Il est de bon ton, comme il est de bon ton d’acheter, de lire et de vanter
les mérites du petit opuscule de Hessel qui fait un tabac dans le monde
entier.
S’indigner, c’est dans tous les cas exprimer une protestation, un refus, une
colère devant une situation considérée, souvent à raison, comme inacceptable
!
En cela, parce qu’elle constitue une manière de dire à voix haute ce que
l’on a sur le cœur, l’indignation est salutaire sinon indispensable.
Pour autant, toutes les indignations ne se valent pas, et les indignés n’ont
pas tous les mêmes mérites.
Bien évidemment, entre un Syrien qui manifeste contre le régime autoritaire
de Bachar el-Assad, au risque de se faire tabasser, emprisonner voire occire,
et un espagnol qui proteste contre le chômage des jeunes ou plus généralement
contre les effets de la crise, au risque de ….euh….….salir son froc en
s’asseyant par terre, il y a un gouffre !
Cela ne veut pas dire, que les jeunes espagnols n’ont pas le droit de
manifester leur mécontentement, mais faire l’amalgame entre ces 2 indignations
est malhonnête sinon indécent !
S’indigner ne peut pas suffire, on ne peut pas se contenter d’un acte de
protestation, quelle que soit la validité de cette protestation, si derrière la
contestation il n’y a pas la proposition, l’indignation ne peut-être que
stérile et faire le jeu des protestataires professionnels qui auront vite fait
de la récupérer.
Les Syriens, les Libyens qui manifestent, comme avant eux les Tunisiens et
les Egyptiens, le font pour renverser un régime despotique afin de lui
substituer une démocratie. Les espagnols qui manifestent leur légitime
mécontentement, le font pour contester leur démocratie.
En accusant la classe politique dans son ensemble de ne pas se préoccuper de
leur sort et d’être incapable de régler les problèmes du pays, les jeunes
espagnols remettent en cause leurs élites dans une sorte d’idéalisation d’une
démocratie qui fonctionnerait par le peuple et uniquement avec le peuple sans
s’embarrasser de représentants nécessairement dévoyés !

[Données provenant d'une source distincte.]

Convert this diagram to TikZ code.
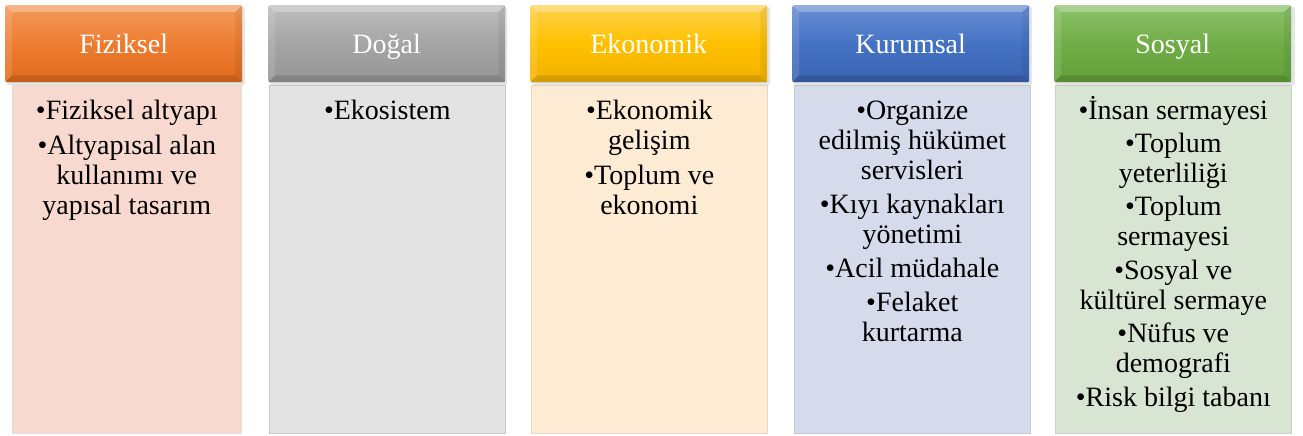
\documentclass[tikz,border=0pt]{standalone}
\usepackage{fontspec}
\setmainfont{Liberation Serif}
\definecolor{orH}{HTML}{ED7D31}\definecolor{orL}{HTML}{F49A5A}\definecolor{orD}{HTML}{E06A1C}\definecolor{orB}{HTML}{F8D9CF}
\definecolor{grH}{HTML}{A5A5A5}\definecolor{grL}{HTML}{BDBDBD}\definecolor{grD}{HTML}{959595}\definecolor{grB}{HTML}{E3E3E3}
\definecolor{ylH}{HTML}{FFC000}\definecolor{ylL}{HTML}{FFD24D}\definecolor{ylD}{HTML}{F2B200}\definecolor{ylB}{HTML}{FEEBD3}
\definecolor{blH}{HTML}{4472C4}\definecolor{blL}{HTML}{6A8FD3}\definecolor{blD}{HTML}{3A63B0}\definecolor{blB}{HTML}{D5DBEB}
\definecolor{gnH}{HTML}{70AD47}\definecolor{gnL}{HTML}{8DC26A}\definecolor{gnD}{HTML}{62A03A}\definecolor{gnB}{HTML}{D9E5D3}
\tikzset{
  hdr/.style={rounded corners=2pt, minimum width=237pt, minimum height=77pt, inner sep=0pt,
     anchor=north west, text=white, font=\fontsize{28}{30}\selectfont, text height=19pt, text depth=0pt},
  bodybox/.style={minimum width=236pt, minimum height=348pt, inner sep=0pt, anchor=north west, line width=0.6pt},
  itemtxt/.style={anchor=base, inner sep=0pt, font=\fontsize{28}{30}\selectfont},
  bevlight/.style={white, opacity=0.28},
  bevdark/.style={black, opacity=0.12},
  shadowbox/.style={fill=black, opacity=0.10, rounded corners=2pt}
}
\newcommand\bevel[1]{%
  \fill[bevlight] (#1.north west) -- (#1.north east) -- ([shift={(-7,7)}]#1.north east) -- ([shift={(7,7)}]#1.north west) -- cycle;
  \fill[white,opacity=0.12] (#1.north west) -- ([shift={(7,7)}]#1.north west) -- ([shift={(7,-7)}]#1.south west) -- (#1.south west) -- cycle;
  \fill[bevdark] (#1.south west) -- (#1.south east) -- ([shift={(-7,-7)}]#1.south east) -- ([shift={(7,-7)}]#1.south west) -- cycle;
  \fill[black,opacity=0.06] (#1.north east) -- ([shift={(-7,7)}]#1.north east) -- ([shift={(-7,-7)}]#1.south east) -- (#1.south east) -- cycle;
}
\begin{document}
\begin{tikzpicture}[x=1pt,y=-1pt]
\useasboundingbox (0,0) rectangle (1303,436);
\fill[white] (0,0) rectangle (1303,436);
% bodies
\node[bodybox, minimum width=229pt, fill=orB, draw=orB!85!black!50] (b1) at (12,85) {};
\node[bodybox, fill=grB, draw=grB!88!black] (b2) at (269,85) {};
\node[bodybox, fill=ylB, draw=ylB!92!black] (b3) at (531,85) {};
\node[bodybox, fill=blB, draw=blB!92!black] (b4) at (794,85) {};
\node[bodybox, fill=gnB, draw=gnB!92!black] (b5) at (1055,85) {};
% header shadows
\fill[shadowbox] (7,7) rectangle (245,85);
\fill[shadowbox] (270,7) rectangle (507,85);
\fill[shadowbox] (532,7) rectangle (770,85);
\fill[shadowbox] (794,7) rectangle (1032,85);
\fill[shadowbox] (1056,7) rectangle (1295,85);
% headers
\node[hdr, top color=orL, bottom color=orD, middle color=orH] (h1) at (5,5) {Fiziksel};
\node[hdr, top color=grL, bottom color=grD, middle color=grH] (h2) at (268,5) {Doğal};
\node[hdr, top color=ylL, bottom color=ylD, middle color=ylH] (h3) at (530,5) {Ekonomik};
\node[hdr, top color=blL, bottom color=blD, middle color=blH] (h4) at (792,5) {Kurumsal};
\node[hdr, top color=gnL, bottom color=gnD, middle color=gnH] (h5) at (1054,5) {Sosyal};
\bevel{h1}\bevel{h2}\bevel{h3}\bevel{h4}\bevel{h5}
% texts
\node[itemtxt] (t1) at (b1.north |- 0,119) {\begin{tabular}[t]{@{}c@{}}•Fiziksel altyapı\\[5pt]•Altyapısal alan\\kullanımı ve\\yapısal tasarım\end{tabular}};
\node[itemtxt] (t2) at (b2.north |- 0,119) {\begin{tabular}[t]{@{}c@{}}•Ekosistem\end{tabular}};
\node[itemtxt] (t3) at (b3.north |- 0,119) {\begin{tabular}[t]{@{}c@{}}•Ekonomik\\gelişim\\[5pt]•Toplum ve\\ekonomi\end{tabular}};
\node[itemtxt] (t4) at (b4.north |- 0,119) {\begin{tabular}[t]{@{}c@{}}•Organize\\edilmiş hükümet\\servisleri\\[4pt]•Kıyı kaynakları\\yönetimi\\[4pt]•Acil müdahale\\[4pt]•Felaket\\kurtarma\end{tabular}};
\node[itemtxt] (t5) at (b5.north |- 0,119) {\begin{tabular}[t]{@{}c@{}}•İnsan sermayesi\\[3.4pt]•Toplum\\yeterliliği\\[3.4pt]•Toplum\\sermayesi\\[3.4pt]•Sosyal ve\\kültürel sermaye\\[3.4pt]•Nüfus ve\\demografi\\[3.4pt]•Risk bilgi tabanı\end{tabular}};
\end{tikzpicture}
\end{document}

Même si, elle s’est faite dans la joie et la bonne humeur, cette indignation
ne constitue qu’une expression contestataire non constructive.
S’indigner contre un chômage des jeunes à 45% est sain, mais le mettre sur
le dos d’un système démocratique défaillant qui produit des gouvernants
forcément incapables et/ou malhonnêtes, n’est qu’une réponse facile, simpliste
et injuste au problème….mais évidemment, beaucoup plus mobilisatrice que
d'invoquer les véritables causes de la situation !
D‘une manière générale, dans une démocratie, clamer son indignation n’est ni
dangereux, ni difficile, les Besancenot et autres Mélenchon en ont fait leur
fond de commerce et que je sache ils n’ont jamais été tabassés ou mis en tôle
pour cela.
C’est d’autant plus facile que les bonnes ou les mauvaises raisons de
s’indigner ne manquent pas dans notre monde abominable ou la vilénie règne en
maitresse : le chômage, la baisse du pouvoir d’achat, la guerre en
Afghanistan, les renvois d’immigrés dans leurs pays, les sans-logis, les trains
qui arrivent en retard, les impôts excessifs, les colonisations d’Israël,
l’enlèvement des panneaux annonçant les radars, la retraite à 62 ans, les
élevages de porcs en batterie, le nucléaire, le chômage des jeunes, le chômage
des vieux, les algues vertes, la suppression de postes dans l’Education
Nationale…enfin bref, tout le monde a largement de quoi écrire un bouquin de 32
pages pour exprimer son indignation !
L’indignation a le grand mérite de se donner bonne conscience à peu de
frais. Elle permet de se convaincre que l’on œuvre pour le bien public, ou
mieux encore d’en persuader les autres. Des artistes en manque de notoriété
l’ont bien compris, qui en usent et en abusent.
Il serait temps de considérer, la vague d’indignationite aigue qui commence
à sévir un peu partout avec ce bon Monsieur Hessel comme navire amiral, pour ce
qu’elle est, c'est-à-dire un mouvement qui faute d’être autre chose qu’une
contestation simpliste et pleine de bons sentiments, ne peut –être que stérile
et une porte ouverte à toutes les récupérations populistes.